[Begin]
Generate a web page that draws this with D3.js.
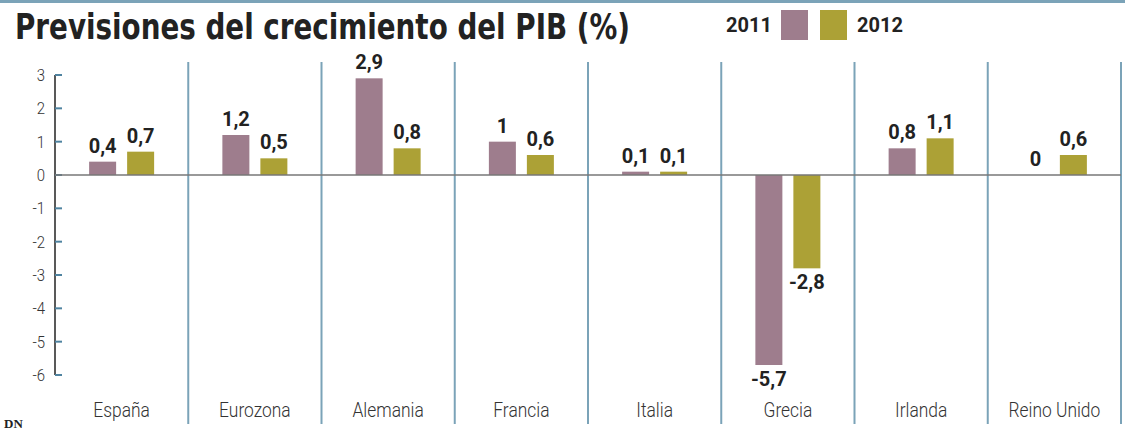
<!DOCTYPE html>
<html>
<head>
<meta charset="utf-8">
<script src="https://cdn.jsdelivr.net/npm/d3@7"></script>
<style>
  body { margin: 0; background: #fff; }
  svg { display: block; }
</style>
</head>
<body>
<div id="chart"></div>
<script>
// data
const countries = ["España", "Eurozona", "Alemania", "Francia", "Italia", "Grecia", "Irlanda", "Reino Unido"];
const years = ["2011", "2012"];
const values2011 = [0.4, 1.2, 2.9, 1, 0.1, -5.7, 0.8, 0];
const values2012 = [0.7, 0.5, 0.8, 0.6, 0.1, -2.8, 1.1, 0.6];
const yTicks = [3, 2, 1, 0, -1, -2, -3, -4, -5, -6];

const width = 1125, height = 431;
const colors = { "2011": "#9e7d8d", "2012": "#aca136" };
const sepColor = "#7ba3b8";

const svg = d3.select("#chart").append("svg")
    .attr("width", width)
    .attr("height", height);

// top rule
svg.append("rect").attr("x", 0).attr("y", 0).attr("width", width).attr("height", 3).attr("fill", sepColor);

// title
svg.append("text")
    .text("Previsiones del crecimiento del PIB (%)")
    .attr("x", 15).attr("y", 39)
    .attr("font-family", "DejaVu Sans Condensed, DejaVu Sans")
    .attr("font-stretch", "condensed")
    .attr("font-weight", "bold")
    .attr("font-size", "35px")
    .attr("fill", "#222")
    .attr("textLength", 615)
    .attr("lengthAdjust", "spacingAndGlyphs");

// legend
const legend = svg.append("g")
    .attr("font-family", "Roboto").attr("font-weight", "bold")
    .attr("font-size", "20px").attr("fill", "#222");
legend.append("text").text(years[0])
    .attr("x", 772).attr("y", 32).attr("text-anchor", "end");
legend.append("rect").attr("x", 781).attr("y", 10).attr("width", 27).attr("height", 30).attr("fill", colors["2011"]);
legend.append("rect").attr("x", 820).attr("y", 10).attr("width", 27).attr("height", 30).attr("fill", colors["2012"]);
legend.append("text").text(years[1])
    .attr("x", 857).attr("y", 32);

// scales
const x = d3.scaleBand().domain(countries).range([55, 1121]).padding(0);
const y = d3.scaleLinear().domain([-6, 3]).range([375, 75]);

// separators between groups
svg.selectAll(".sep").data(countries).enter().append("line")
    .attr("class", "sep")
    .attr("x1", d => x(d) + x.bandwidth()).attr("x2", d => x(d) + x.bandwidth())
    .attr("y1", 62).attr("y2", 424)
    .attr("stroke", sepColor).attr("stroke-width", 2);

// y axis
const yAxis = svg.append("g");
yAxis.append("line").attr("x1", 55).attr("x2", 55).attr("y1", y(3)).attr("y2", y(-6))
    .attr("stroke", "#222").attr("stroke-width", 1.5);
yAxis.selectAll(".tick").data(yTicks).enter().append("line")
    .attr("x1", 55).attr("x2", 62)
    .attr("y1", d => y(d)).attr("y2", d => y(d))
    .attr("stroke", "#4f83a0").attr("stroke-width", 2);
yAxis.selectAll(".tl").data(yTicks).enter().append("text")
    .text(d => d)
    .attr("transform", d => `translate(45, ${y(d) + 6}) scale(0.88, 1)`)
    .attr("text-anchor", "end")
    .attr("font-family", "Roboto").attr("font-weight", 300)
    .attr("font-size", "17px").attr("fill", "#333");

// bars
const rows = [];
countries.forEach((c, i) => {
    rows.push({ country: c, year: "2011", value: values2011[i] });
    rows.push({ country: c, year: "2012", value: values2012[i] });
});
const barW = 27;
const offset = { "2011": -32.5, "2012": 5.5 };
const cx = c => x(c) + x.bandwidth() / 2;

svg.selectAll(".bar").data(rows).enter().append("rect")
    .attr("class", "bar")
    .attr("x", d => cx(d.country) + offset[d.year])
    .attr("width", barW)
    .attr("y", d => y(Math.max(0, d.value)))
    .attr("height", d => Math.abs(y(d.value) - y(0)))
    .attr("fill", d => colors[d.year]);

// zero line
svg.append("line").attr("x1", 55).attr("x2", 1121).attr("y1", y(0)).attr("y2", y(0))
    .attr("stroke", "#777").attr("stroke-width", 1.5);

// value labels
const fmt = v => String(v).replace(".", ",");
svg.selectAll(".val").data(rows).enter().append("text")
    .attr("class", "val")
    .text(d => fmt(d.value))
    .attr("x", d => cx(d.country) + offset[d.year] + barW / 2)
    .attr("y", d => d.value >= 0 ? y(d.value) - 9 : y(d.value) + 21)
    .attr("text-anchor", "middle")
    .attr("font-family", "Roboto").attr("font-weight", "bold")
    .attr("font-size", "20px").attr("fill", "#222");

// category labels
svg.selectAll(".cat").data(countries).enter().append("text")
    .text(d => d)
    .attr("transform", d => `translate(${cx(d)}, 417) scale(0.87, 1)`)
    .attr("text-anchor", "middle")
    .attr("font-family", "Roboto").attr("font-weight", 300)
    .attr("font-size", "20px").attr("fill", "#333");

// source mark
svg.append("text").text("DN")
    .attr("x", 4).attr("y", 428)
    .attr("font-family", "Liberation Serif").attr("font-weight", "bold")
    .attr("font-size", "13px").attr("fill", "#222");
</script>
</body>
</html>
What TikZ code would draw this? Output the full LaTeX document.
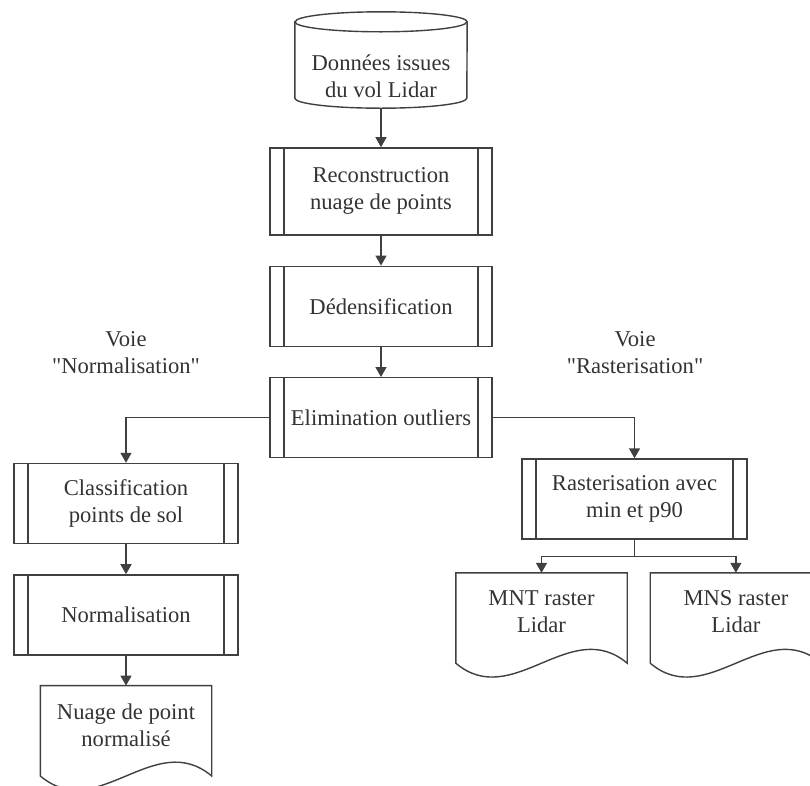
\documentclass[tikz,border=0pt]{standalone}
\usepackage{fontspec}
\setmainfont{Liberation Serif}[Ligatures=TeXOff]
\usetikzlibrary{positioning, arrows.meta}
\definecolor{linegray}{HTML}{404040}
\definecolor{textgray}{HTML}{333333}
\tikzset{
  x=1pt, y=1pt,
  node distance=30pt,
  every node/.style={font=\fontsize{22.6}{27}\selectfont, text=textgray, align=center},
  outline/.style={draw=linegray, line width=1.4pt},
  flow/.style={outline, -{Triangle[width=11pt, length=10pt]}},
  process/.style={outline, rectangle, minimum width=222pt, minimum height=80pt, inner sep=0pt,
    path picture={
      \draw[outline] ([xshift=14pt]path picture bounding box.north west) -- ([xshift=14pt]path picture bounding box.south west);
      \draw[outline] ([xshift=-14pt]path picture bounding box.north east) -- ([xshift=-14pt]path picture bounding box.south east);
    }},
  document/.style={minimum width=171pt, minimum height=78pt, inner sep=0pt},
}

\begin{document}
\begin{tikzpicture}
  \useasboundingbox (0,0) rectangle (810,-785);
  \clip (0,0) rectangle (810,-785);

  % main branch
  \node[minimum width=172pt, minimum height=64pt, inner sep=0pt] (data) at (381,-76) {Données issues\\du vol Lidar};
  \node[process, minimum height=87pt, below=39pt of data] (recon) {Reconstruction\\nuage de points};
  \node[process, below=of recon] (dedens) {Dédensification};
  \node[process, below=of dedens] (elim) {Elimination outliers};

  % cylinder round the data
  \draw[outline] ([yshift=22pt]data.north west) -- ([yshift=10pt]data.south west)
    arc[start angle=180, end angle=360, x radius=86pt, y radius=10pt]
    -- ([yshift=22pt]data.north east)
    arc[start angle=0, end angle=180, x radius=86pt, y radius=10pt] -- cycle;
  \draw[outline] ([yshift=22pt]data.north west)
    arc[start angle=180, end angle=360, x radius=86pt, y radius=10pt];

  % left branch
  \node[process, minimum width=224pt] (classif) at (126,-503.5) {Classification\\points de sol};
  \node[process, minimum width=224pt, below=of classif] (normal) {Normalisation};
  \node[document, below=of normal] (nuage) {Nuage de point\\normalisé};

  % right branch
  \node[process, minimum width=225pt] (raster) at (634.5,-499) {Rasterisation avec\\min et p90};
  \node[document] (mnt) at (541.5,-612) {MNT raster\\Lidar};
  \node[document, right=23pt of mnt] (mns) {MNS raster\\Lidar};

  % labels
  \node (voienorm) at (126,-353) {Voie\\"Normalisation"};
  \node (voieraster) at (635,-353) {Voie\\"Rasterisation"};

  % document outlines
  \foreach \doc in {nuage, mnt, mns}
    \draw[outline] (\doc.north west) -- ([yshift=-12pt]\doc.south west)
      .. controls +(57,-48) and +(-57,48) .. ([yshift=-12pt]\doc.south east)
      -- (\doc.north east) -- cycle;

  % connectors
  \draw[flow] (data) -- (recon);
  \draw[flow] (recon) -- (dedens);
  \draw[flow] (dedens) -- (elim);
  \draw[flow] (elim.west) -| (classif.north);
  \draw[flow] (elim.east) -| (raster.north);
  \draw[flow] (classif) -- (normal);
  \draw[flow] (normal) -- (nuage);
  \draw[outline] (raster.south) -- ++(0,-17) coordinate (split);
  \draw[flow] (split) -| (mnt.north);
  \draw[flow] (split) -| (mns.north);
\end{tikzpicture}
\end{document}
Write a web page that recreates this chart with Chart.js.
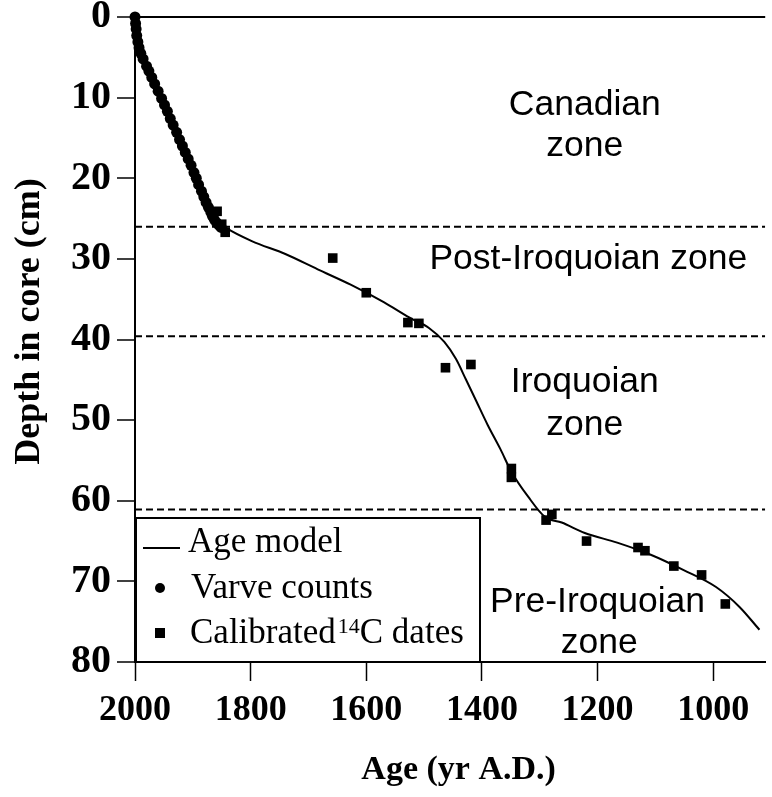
[End]
→ WORK TO BE COMPLETED: Tell how many lines above contain the word "that". Give the number alone.

→ EXERCISE ANSWER: 2